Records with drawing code
-- Begin --

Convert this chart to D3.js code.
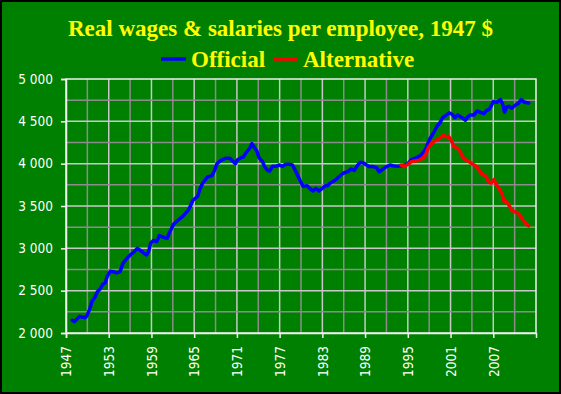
<!DOCTYPE html>
<html>
<head>
<meta charset="utf-8">
<script src="https://cdn.jsdelivr.net/npm/d3@7"></script>
<style>
  body { margin: 0; background: #fff; }
  svg { display: block; }
</style>
</head>
<body>
<div id="chart"></div>
<script>
// chart values
var officialYear = [1947.9, 1948.2, 1948.9, 1949.25, 1949.7, 1949.9, 1950.3, 1950.65, 1951.1, 1951.4,
  1951.8, 1952.15, 1952.5, 1952.8, 1953.2, 1953.65, 1954.1, 1954.6, 1954.97, 1955.4,
  1956.1, 1956.5, 1957.0, 1957.3, 1957.9, 1958.3, 1958.6, 1958.9, 1959.3, 1959.75,
  1960.1, 1960.8, 1961.2, 1961.5, 1962.1, 1962.6, 1963.4, 1964.15, 1964.5, 1964.8,
  1965.5, 1965.8, 1966.2, 1966.9, 1967.5, 1967.9, 1968.2, 1968.75, 1969.4, 1970.0,
  1970.4, 1970.8, 1971.1, 1971.6, 1971.9, 1972.4, 1972.8, 1973.1, 1973.4, 1973.8,
  1974.1, 1974.6, 1974.9, 1975.3, 1975.6, 1976.0, 1976.5, 1976.9, 1977.4, 1977.8,
  1978.4, 1978.8, 1979.2, 1979.5, 1979.9, 1980.3, 1980.85, 1981.3, 1981.7, 1982.1,
  1982.5, 1983.0, 1983.4, 1983.75, 1984.1, 1984.6, 1985.1, 1985.5, 1986.0, 1986.6,
  1987.0, 1987.5, 1987.97, 1988.35, 1988.8, 1989.2, 1989.6, 1990.0, 1990.6, 1990.97,
  1991.4, 1991.9, 1992.5, 1992.9, 1993.5, 1994.1, 1994.5, 1995.0, 1995.5, 1996.0,
  1996.6, 1997.1, 1997.5, 1997.8, 1998.2, 1998.65, 1999.1, 1999.5, 1999.9, 2000.3,
  2000.8, 2001.2, 2001.6, 2002.0, 2002.6, 2003.1, 2003.4, 2003.8, 2004.3, 2004.75,
  2005.2, 2005.7, 2006.1, 2006.4, 2006.7, 2007.0, 2007.5, 2008.0, 2008.3, 2008.6,
  2008.9, 2009.25, 2009.6, 2010.0, 2010.5, 2010.9, 2011.4, 2011.97]
var officialValue = [2150, 2134, 2197, 2189, 2181, 2197, 2276, 2374, 2425, 2488,
  2520, 2575, 2590, 2669, 2728, 2724, 2709, 2724, 2819, 2866,
  2929, 2953, 3000, 2984, 2945, 2921, 2961, 3063, 3094, 3079,
  3150, 3126, 3118, 3181, 3283, 3323, 3378, 3449, 3504, 3567,
  3614, 3700, 3772, 3843, 3858, 3929, 4000, 4039, 4063, 4063,
  4031, 4000, 4047, 4071, 4079, 4142, 4181, 4236, 4197, 4150,
  4071, 4024, 3961, 3921, 3913, 3969, 3969, 3984, 3969, 3992,
  3992, 3984, 3921, 3866, 3795, 3732, 3740, 3701, 3677, 3709,
  3677, 3709, 3740, 3740, 3772, 3795, 3827, 3858, 3890, 3906,
  3937, 3921, 3984, 4016, 4008, 3984, 3965, 3968, 3953, 3905,
  3929, 3960, 3984, 3976, 3968, 3976, 3984, 4000, 4047, 4063,
  4087, 4126, 4174, 4237, 4308, 4371, 4442, 4481, 4544, 4568,
  4600, 4584, 4544, 4576, 4544, 4513, 4552, 4576, 4576, 4623,
  4607, 4591, 4631, 4639, 4678, 4733, 4725, 4756, 4709, 4607,
  4670, 4678, 4654, 4686, 4709, 4756, 4725, 4717]

var altYear = [1994.06, 1994.5, 1995.0, 1995.5, 1996.0, 1996.6, 1997.1, 1997.5, 1997.9, 1998.3,
  1998.75, 1999.2, 1999.6, 1999.95, 2000.3, 2000.7, 2001.1, 2001.45, 2001.9, 2002.3,
  2002.7, 2003.2, 2003.6, 2004.0, 2004.5, 2004.85, 2005.2, 2005.6, 2006.0, 2006.3,
  2006.7, 2007.1, 2007.4, 2007.8, 2008.2, 2008.5, 2008.9, 2009.25, 2009.6, 2010.0,
  2010.5, 2010.85, 2011.2, 2011.6, 2011.97]
var altValue = [3984, 3968, 3992, 4024, 4032, 4040, 4063, 4103, 4190, 4237,
  4268, 4284, 4308, 4340, 4316, 4324, 4276, 4205, 4189, 4150,
  4079, 4040, 4024, 4000, 3976, 3945, 3897, 3866, 3850, 3787,
  3771, 3811, 3755, 3708, 3653, 3558, 3550, 3503, 3447, 3432,
  3416, 3376, 3329, 3290, 3266]

var yTicks = [2000, 2500, 3000, 3500, 4000, 4500, 5000]
var xTicks = [1947, 1953, 1959, 1965, 1971, 1977, 1983, 1989, 1995, 2001, 2007]
var seriesNames = ['Official', 'Alternative']
var seriesColors = ['#0000ff', '#ff0000']

var width = 561
var height = 394
var margin = { top: 79, right: 25, bottom: 61, left: 66 }

var svg = d3.select('#chart')
  .append('svg')
  .attr('width', width)
  .attr('height', height)

// green background with black frame
svg.append('rect')
  .attr('x', 1).attr('y', 1)
  .attr('width', width - 2).attr('height', height - 2)
  .attr('fill', '#008000')
  .attr('stroke', '#000')
  .attr('stroke-width', 2)

var x = d3.scaleLinear().domain([1947, 2013]).range([margin.left, width - margin.right])
var y = d3.scaleLinear().domain([2000, 5000]).range([height - margin.bottom, margin.top])

// grid: minor lines every 3 years / 250, major every 6 years / 500
var grid = svg.append('g')
grid.selectAll('.vgrid')
  .data(d3.range(1950, 2013, 3))
  .enter()
  .append('line')
  .attr('x1', d => x(d)).attr('x2', d => x(d))
  .attr('y1', y(2000)).attr('y2', y(5000))
  .attr('stroke', d => (d - 1947) % 6 == 0 ? '#c8c8c8' : '#8c8c8c')
  .attr('stroke-width', 1.5)
grid.selectAll('.hgrid')
  .data(d3.range(2250, 5000, 250))
  .enter()
  .append('line')
  .attr('x1', x(1947)).attr('x2', x(2013))
  .attr('y1', d => y(d)).attr('y2', d => y(d))
  .attr('stroke', d => d % 500 == 0 ? '#c8c8c8' : '#8c8c8c')
  .attr('stroke-width', 1.5)

// plot frame
svg.append('rect')
  .attr('x', x(1947)).attr('y', y(5000))
  .attr('width', x(2013) - x(1947)).attr('height', y(2000) - y(5000))
  .attr('fill', 'none')
  .attr('stroke', '#f0f0f0')
  .attr('stroke-width', 1.5)

// axes
var yAxis = svg.append('g')
  .attr('transform', 'translate(' + x(1947) + ',0)')
  .call(d3.axisLeft(y).tickValues(yTicks).tickSize(5).tickPadding(8)
    .tickFormat(d => d3.format(',')(d).replace(',', ' ')))
var xAxis = svg.append('g')
  .attr('transform', 'translate(0,' + y(2000) + ')')
  .call(d3.axisBottom(x).tickValues(xTicks).tickSize(5).tickFormat(d => String(d)))

;[xAxis, yAxis].forEach(function (a) {
  a.select('.domain').attr('stroke', '#f0f0f0').attr('stroke-width', 1.5)
  a.selectAll('.tick line').attr('stroke', '#f0f0f0').attr('stroke-width', 1.5)
  a.selectAll('text')
    .attr('fill', '#fff')
    .style('font-family', '"DejaVu Sans Condensed", "DejaVu Sans", sans-serif')
    .style('font-size', '13.5px')
})
xAxis.selectAll('text')
  .attr('transform', 'rotate(-90)')
  .attr('text-anchor', 'end')
  .attr('x', -13)
  .attr('y', 0)
  .attr('dy', '0.35em')

// lines
var line = d3.line()
  .x(d => x(d[0]))
  .y(d => y(d[1]))

var officialData = d3.zip(officialYear, officialValue)
var altData = d3.zip(altYear, altValue)

svg.append('path')
  .datum(officialData)
  .attr('d', line)
  .attr('fill', 'none')
  .attr('stroke', seriesColors[0])
  .attr('stroke-width', 3.5)
  .attr('stroke-linejoin', 'round')
  .attr('stroke-linecap', 'round')

svg.append('path')
  .datum(altData)
  .attr('d', line)
  .attr('fill', 'none')
  .attr('stroke', seriesColors[1])
  .attr('stroke-width', 3.5)
  .attr('stroke-linejoin', 'round')
  .attr('stroke-linecap', 'round')

// title
svg.append('text')
  .attr('x', width / 2)
  .attr('y', 36)
  .attr('text-anchor', 'middle')
  .attr('fill', '#ffff00')
  .style('font-family', 'Liberation Serif, Times New Roman, serif')
  .style('font-weight', 'bold')
  .style('font-size', '23px')
  .text('Real wages & salaries per employee, 1947 $')

// legend
var legendX = [161, 273]
var legend = svg.selectAll('.legend')
  .data(seriesNames)
  .enter()
  .append('g')
  .attr('transform', (d, i) => 'translate(' + legendX[i] + ',59)')
legend.append('line')
  .attr('x1', 0).attr('x2', 25)
  .attr('stroke', (d, i) => seriesColors[i])
  .attr('stroke-width', 3.5)
legend.append('text')
  .attr('x', 30)
  .attr('y', 8)
  .attr('fill', '#ffff00')
  .style('font-family', 'Liberation Serif, Times New Roman, serif')
  .style('font-weight', 'bold')
  .style('font-size', '23px')
  .text(d => d)
</script>
</body>
</html>
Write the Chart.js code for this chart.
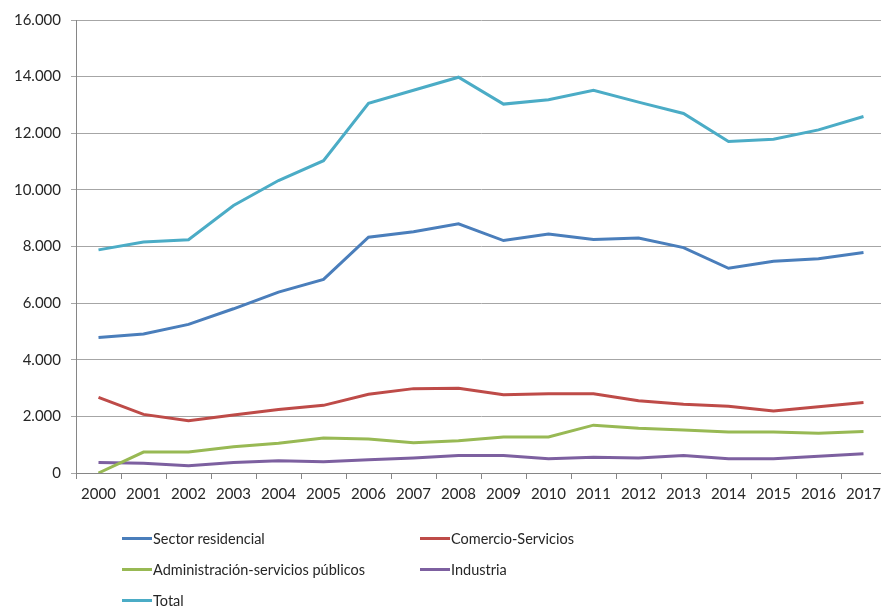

-- End --

Aim of the task.
Report the number of lines in the listing that include the string "this"; give nothing but the number.

The result.
2